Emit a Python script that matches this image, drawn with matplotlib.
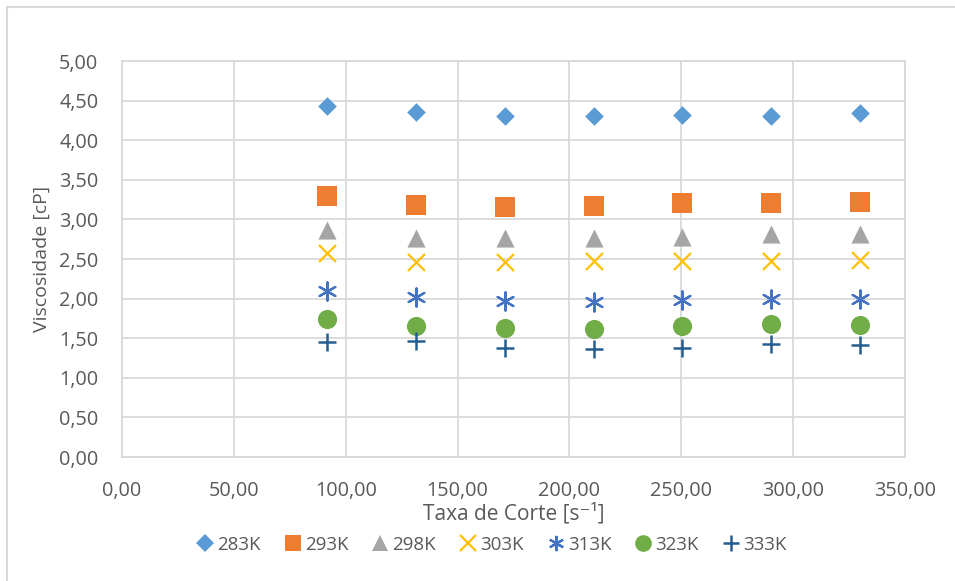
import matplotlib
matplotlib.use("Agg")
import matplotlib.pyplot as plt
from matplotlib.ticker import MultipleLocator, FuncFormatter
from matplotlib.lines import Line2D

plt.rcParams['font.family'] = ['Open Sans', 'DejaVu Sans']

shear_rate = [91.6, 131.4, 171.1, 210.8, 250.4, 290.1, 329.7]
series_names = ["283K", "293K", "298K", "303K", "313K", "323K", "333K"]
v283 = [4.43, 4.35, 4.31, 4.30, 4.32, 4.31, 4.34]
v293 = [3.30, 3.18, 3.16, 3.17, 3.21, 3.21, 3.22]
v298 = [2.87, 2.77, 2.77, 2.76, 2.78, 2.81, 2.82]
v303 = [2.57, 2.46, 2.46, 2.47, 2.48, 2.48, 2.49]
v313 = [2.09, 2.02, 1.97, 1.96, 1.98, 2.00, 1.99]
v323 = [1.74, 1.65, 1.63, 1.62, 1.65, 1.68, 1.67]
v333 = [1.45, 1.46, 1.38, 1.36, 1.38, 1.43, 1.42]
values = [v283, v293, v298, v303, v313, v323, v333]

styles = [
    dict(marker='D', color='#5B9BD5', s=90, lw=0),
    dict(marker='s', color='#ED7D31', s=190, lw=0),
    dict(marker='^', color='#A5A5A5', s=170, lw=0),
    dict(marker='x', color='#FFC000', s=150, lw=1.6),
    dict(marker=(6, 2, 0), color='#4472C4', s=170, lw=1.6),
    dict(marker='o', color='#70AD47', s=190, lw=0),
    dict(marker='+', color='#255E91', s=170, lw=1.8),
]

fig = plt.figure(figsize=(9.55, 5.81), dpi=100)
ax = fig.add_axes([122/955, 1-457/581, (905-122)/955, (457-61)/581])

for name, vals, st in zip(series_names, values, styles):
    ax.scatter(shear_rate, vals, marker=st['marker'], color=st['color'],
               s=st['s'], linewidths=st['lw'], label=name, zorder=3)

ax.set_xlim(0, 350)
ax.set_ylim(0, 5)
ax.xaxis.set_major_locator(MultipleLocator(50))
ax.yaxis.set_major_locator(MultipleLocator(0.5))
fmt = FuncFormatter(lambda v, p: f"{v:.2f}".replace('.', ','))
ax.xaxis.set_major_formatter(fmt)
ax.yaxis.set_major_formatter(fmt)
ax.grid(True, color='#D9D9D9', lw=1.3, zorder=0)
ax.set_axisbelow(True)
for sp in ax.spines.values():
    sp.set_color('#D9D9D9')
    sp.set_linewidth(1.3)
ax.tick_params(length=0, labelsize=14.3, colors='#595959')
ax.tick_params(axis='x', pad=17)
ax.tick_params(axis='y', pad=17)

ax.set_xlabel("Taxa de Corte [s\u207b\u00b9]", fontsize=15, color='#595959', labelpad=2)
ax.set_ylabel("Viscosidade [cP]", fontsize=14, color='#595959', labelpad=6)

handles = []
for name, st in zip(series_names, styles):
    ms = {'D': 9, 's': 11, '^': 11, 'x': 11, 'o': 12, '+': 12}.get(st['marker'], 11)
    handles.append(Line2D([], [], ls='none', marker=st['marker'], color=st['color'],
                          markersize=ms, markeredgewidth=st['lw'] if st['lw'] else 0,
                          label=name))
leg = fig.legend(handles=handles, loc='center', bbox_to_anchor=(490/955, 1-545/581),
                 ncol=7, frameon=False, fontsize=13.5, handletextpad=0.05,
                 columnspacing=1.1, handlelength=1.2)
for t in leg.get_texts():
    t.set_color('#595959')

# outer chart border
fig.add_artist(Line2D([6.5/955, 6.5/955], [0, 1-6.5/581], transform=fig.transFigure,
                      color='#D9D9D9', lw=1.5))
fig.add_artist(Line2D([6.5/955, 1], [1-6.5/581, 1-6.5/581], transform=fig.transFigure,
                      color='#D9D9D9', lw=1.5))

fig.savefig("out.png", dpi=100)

DESCRIPTION OF THE TASK
Print out the material word for word, omitting the pictures.

THE RESULT
Emit a Python script that matches this image, drawn with matplotlib.
import matplotlib
matplotlib.use("Agg")
import matplotlib.pyplot as plt
from matplotlib.ticker import MultipleLocator, FuncFormatter
from matplotlib.lines import Line2D

plt.rcParams['font.family'] = ['Open Sans', 'DejaVu Sans']

shear_rate = [91.6, 131.4, 171.1, 210.8, 250.4, 290.1, 329.7]
series_names = ["283K", "293K", "298K", "303K", "313K", "323K", "333K"]
v283 = [4.43, 4.35, 4.31, 4.30, 4.32, 4.31, 4.34]
v293 = [3.30, 3.18, 3.16, 3.17, 3.21, 3.21, 3.22]
v298 = [2.87, 2.77, 2.77, 2.76, 2.78, 2.81, 2.82]
v303 = [2.57, 2.46, 2.46, 2.47, 2.48, 2.48, 2.49]
v313 = [2.09, 2.02, 1.97, 1.96, 1.98, 2.00, 1.99]
v323 = [1.74, 1.65, 1.63, 1.62, 1.65, 1.68, 1.67]
v333 = [1.45, 1.46, 1.38, 1.36, 1.38, 1.43, 1.42]
values = [v283, v293, v298, v303, v313, v323, v333]

styles = [
    dict(marker='D', color='#5B9BD5', s=90, lw=0),
    dict(marker='s', color='#ED7D31', s=190, lw=0),
    dict(marker='^', color='#A5A5A5', s=170, lw=0),
    dict(marker='x', color='#FFC000', s=150, lw=1.6),
    dict(marker=(6, 2, 0), color='#4472C4', s=170, lw=1.6),
    dict(marker='o', color='#70AD47', s=190, lw=0),
    dict(marker='+', color='#255E91', s=170, lw=1.8),
]

fig = plt.figure(figsize=(9.55, 5.81), dpi=100)
ax = fig.add_axes([122/955, 1-457/581, (905-122)/955, (457-61)/581])

for name, vals, st in zip(series_names, values, styles):
    ax.scatter(shear_rate, vals, marker=st['marker'], color=st['color'],
               s=st['s'], linewidths=st['lw'], label=name, zorder=3)

ax.set_xlim(0, 350)
ax.set_ylim(0, 5)
ax.xaxis.set_major_locator(MultipleLocator(50))
ax.yaxis.set_major_locator(MultipleLocator(0.5))
fmt = FuncFormatter(lambda v, p: f"{v:.2f}".replace('.', ','))
ax.xaxis.set_major_formatter(fmt)
ax.yaxis.set_major_formatter(fmt)
ax.grid(True, color='#D9D9D9', lw=1.3, zorder=0)
ax.set_axisbelow(True)
for sp in ax.spines.values():
    sp.set_color('#D9D9D9')
    sp.set_linewidth(1.3)
ax.tick_params(length=0, labelsize=14.3, colors='#595959')
ax.tick_params(axis='x', pad=17)
ax.tick_params(axis='y', pad=17)

ax.set_xlabel("Taxa de Corte [s\u207b\u00b9]", fontsize=15, color='#595959', labelpad=2)
ax.set_ylabel("Viscosidade [cP]", fontsize=14, color='#595959', labelpad=6)

handles = []
for name, st in zip(series_names, styles):
    ms = {'D': 9, 's': 11, '^': 11, 'x': 11, 'o': 12, '+': 12}.get(st['marker'], 11)
    handles.append(Line2D([], [], ls='none', marker=st['marker'], color=st['color'],
                          markersize=ms, markeredgewidth=st['lw'] if st['lw'] else 0,
                          label=name))
leg = fig.legend(handles=handles, loc='center', bbox_to_anchor=(490/955, 1-545/581),
                 ncol=7, frameon=False, fontsize=13.5, handletextpad=0.05,
                 columnspacing=1.1, handlelength=1.2)
for t in leg.get_texts():
    t.set_color('#595959')

# outer chart border
fig.add_artist(Line2D([6.5/955, 6.5/955], [0, 1-6.5/581], transform=fig.transFigure,
                      color='#D9D9D9', lw=1.5))
fig.add_artist(Line2D([6.5/955, 1], [1-6.5/581, 1-6.5/581], transform=fig.transFigure,
                      color='#D9D9D9', lw=1.5))

fig.savefig("out.png", dpi=100)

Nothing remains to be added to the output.